Agency & Literature. What Does it Mean?

  I really wanted to talk about agency as a concept in and of itself and to step outside of our discussion of Sojourner Truth and Frances Gage. Agency, as discussed in our class references a kind of linguistic agency, as in the agency of self-expression through the use of language. I will be exploring this through the works of Ong, Campbell and Gilbert and Gubar. It is also important to note that this must not be the only form of agency and I think that understanding the very specific nature of the definition we are talking about will help further illuminate and clarify the theories and ideas presented in this section.

To begin with, I would like to look at Ong's article "The Writer's Audience is Always a Fiction." This article is critical to understanding exactly what linguistic agency is and what it means for literature, both of which are very salient issues for our class. Ong proposes that writers create an audience for themselves when they go about writing anything and this created part must then be assumed by the reader (Ong, 12). This implicates questions of the reader's agency because "they have to adjust when the rules change" (Ong, 12). Is also raises a second question about the author: "If and when he becomes truly adept, an 'original writer,' he can do more than project the earlier audience, he can alter it" (Ong, 11). This proposes that the writer must struggle to both propose his own agency in regards to the control of his own work (creating a truly original approach) and also in the control of others (how others are forced to perceive or read a piece). With this information, two things again become important: First, that agency in this sense is entirely linguistic. It involves asking others to accept a certain form of speaking and meaning. Second, that agency is limited to an extent. As Ong mentions later in his article, the demands of a given author (Hemingway in this case) can exceed the linguistic bounds of their actual audience (say a 16th century one) and result in a refutation of legitimacy (Ong, 15). This would then mean that linguistic agency is highly contextual, which agrees quite strongly with both Campbell and Gilbert and Gubar.

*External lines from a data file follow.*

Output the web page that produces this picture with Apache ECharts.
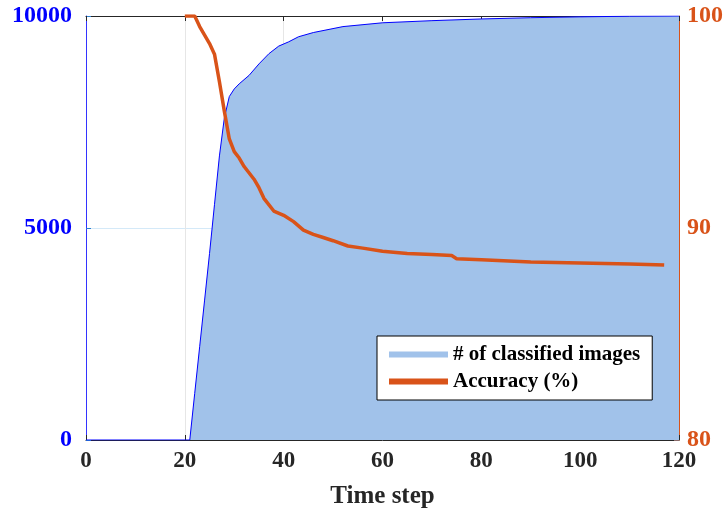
<!DOCTYPE html>
<html>
<head>
<meta charset="utf-8">
<script src="https://cdn.jsdelivr.net/npm/echarts@6/dist/echarts.min.js"></script>
<style>
  html, body { margin: 0; padding: 0; background: #fff; }
  #main { width: 723px; height: 511px; }
</style>
</head>
<body>
<div id="main"></div>
<script>
// cumulative number of classified images per time step
var countSteps = [0, 21, 22, 23, 24, 25, 26, 27, 28, 29, 30, 31, 33, 35, 37, 39, 41, 43, 46, 52, 60, 70, 80, 90, 100, 110, 120];
var counts = [0, 0, 1100, 2200, 3300, 4400, 5550, 6700, 7600, 8100, 8280, 8400, 8600, 8870, 9110, 9290, 9390, 9510, 9610, 9750, 9840, 9890, 9930, 9960, 9980, 9995, 10000];

// accuracy (%) per time step
var accSteps = [20, 22, 23, 24, 25, 26, 27, 28, 29, 30, 31, 32, 34, 35, 36, 38, 40, 42, 44, 46, 48, 50, 53, 56, 60, 65, 70, 74, 75, 80, 90, 100, 110, 117];
var accuracy = [100, 100, 99.5, 99.1, 98.7, 98.2, 96.9, 95.5, 94.2, 93.6, 93.3, 92.9, 92.3, 91.9, 91.4, 90.8, 90.6, 90.3, 89.9, 89.7, 89.55, 89.4, 89.15, 89.05, 88.9, 88.8, 88.75, 88.7, 88.55, 88.5, 88.4, 88.35, 88.3, 88.25];

var xTicks = [0, 120, 20];
var leftTicks = [0, 10000, 5000];
var rightTicks = [80, 100, 10];

var font = 'Liberation Serif';
var blue = '#0000ff';
var orange = '#d95319';

function pairs(xs, ys) {
    var out = [];
    for (var i = 0; i < xs.length; i++) out.push([xs[i], ys[i]]);
    return out;
}

var myChart = echarts.init(document.getElementById('main'));
var option = {
    animation: false,
    grid: { left: 86, right: 44, top: 16, bottom: 71, outerBoundsMode: 'none', containLabel: false },
    legend: {
        orient: 'vertical',
        left: 377,
        top: 336,
        backgroundColor: '#fff',
        borderColor: '#000',
        borderWidth: 1,
        padding: [8, 12, 8, 12],
        itemWidth: 59,
        itemHeight: 6,
        itemGap: 6,
        textStyle: { fontFamily: font, fontWeight: 'bold', fontSize: 21, color: '#000' },
        data: [
            { name: '# of classified images', icon: 'rect', itemStyle: { color: '#a1c2ea' } },
            { name: 'Accuracy (%)', icon: 'rect', itemStyle: { color: orange } }
        ]
    },
    xAxis: [{
        type: 'value',
        min: xTicks[0], max: xTicks[1], interval: xTicks[2],
        name: 'Time step',
        nameLocation: 'middle',
        nameGap: 44,
        nameTextStyle: { fontFamily: font, fontWeight: 'bold', fontSize: 25, color: '#262626' },
        axisLine: { onZero: false, lineStyle: { color: '#262626', width: 1 } },
        axisTick: { inside: true, length: 5, lineStyle: { color: '#262626' } },
        axisLabel: { fontFamily: font, fontWeight: 'bold', fontSize: 23, color: '#262626', margin: 10 },
        splitLine: { show: true, lineStyle: { color: '#e6e6e6', width: 1 } }
    }, {
        type: 'value',
        position: 'top',
        min: xTicks[0], max: xTicks[1], interval: xTicks[2],
        axisLine: { onZero: false, lineStyle: { color: '#262626', width: 1 } },
        axisTick: { inside: true, length: 5, lineStyle: { color: '#262626' } },
        axisLabel: { show: false },
        splitLine: { show: false }
    }],
    yAxis: [{
        type: 'value',
        position: 'left',
        min: leftTicks[0], max: leftTicks[1], interval: leftTicks[2],
        axisLine: { show: true, onZero: false, lineStyle: { color: '#3333ff', width: 1 } },
        axisTick: { show: true, inside: true, length: 5, lineStyle: { color: '#2a7fd0' } },
        axisLabel: {
            fontFamily: font, fontWeight: 'bold', fontSize: 24, color: blue, margin: 14,
            formatter: function (v) { return String(v); }
        },
        splitLine: { show: true, lineStyle: { color: '#d4e9f8', width: 1 } }
    }, {
        type: 'value',
        position: 'right',
        min: rightTicks[0], max: rightTicks[1], interval: rightTicks[2],
        axisLine: { show: true, onZero: false, lineStyle: { color: orange, width: 1 } },
        axisTick: { show: true, inside: true, length: 5, lineStyle: { color: '#8a6a6a' } },
        axisLabel: { fontFamily: font, fontWeight: 'bold', fontSize: 24, color: orange, margin: 8 },
        splitLine: { show: false }
    }],
    series: [{
        name: '# of classified images',
        type: 'line',
        xAxisIndex: 0,
        yAxisIndex: 0,
        showSymbol: false,
        symbol: 'none',
        data: pairs(countSteps, counts),
        lineStyle: { color: blue, width: 1 },
        itemStyle: { color: '#a1c2ea' },
        areaStyle: { color: '#a1c2ea', opacity: 1 }
    }, {
        name: 'Accuracy (%)',
        type: 'line',
        xAxisIndex: 0,
        yAxisIndex: 1,
        showSymbol: false,
        symbol: 'none',
        data: pairs(accSteps, accuracy),
        lineStyle: { color: orange, width: 3.5 },
        itemStyle: { color: orange }
    }]
};
myChart.setOption(option);
window.addEventListener("resize", function () { myChart.resize(); });
</script>
</body>
</html>
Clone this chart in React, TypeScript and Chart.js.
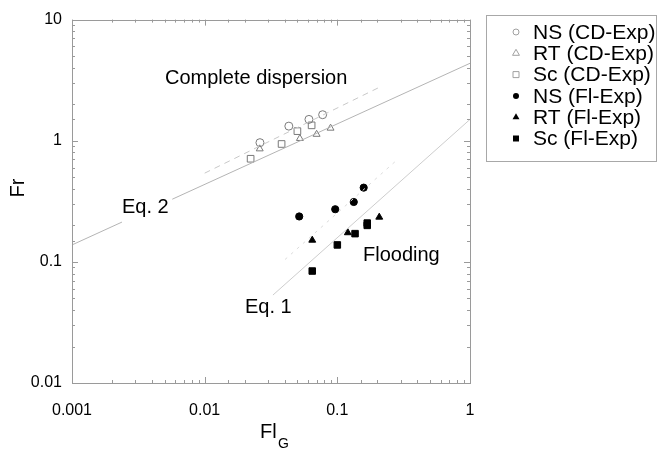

Campbell proposes five aspects of linguistic agency which are that it "(1) is communal and participatory...(2) is "invented" by authors who are points of articulation; (3) emerges in artistry or craft; (4) is effected through form; and (5) is perverse, that is, inherently...open to reversal" (Campbell, 2). It is important to note that by her third point Campbell is specifically referring to Aristotle's proposition that "Art is...a reasoned habit of mind in making...things that can be other than what they are" (Campbell, 6). However, what is really salient out of all this is the first, second and fifth points of Campbell. Linguistic agency is communal and participatory. It must be, otherwise language would be utterly useless. A simple thought experiment is to imagine yourself face-to-face with an alien who has never before been to earth, let alone heard its languages and you must communicate with him. To establish any kind of meaning you would have to work together to find gestures that might translate. The same is true of language as a whole, though it is not often thought of in the same way. The minds of individuals are, to a certain extent, aliens that work together to form an understanding of "gestures" that have, over thousands of years, translated into words and later into letters. This covers both points one and two while implying the fifth. If language is constantly being agreed upon, certainly it can be changed. Here, I think, is where the issue of agency begins to form. Who has the power to change language? Who has the power to re-frame how a reader reads a text or an audience hears a speaker?

These are the central questions of linguistic agency and vital, I believe, to our analysis of the theory we read about this kind of agency. Gilbert and Gubar highlight this concern beautifully in the chapter "Infection of the Sentence: The Woman Writer and the Anxiety of Authorship" of The Madwoman in the Attic. The concern of these two women over the "anxiety of influence" or even of authorship becomes a very legitimate concern when viewed in light of the previous questions and I think it is through these kinds of lenses that the rest of the texts should be analyzed if not done so already.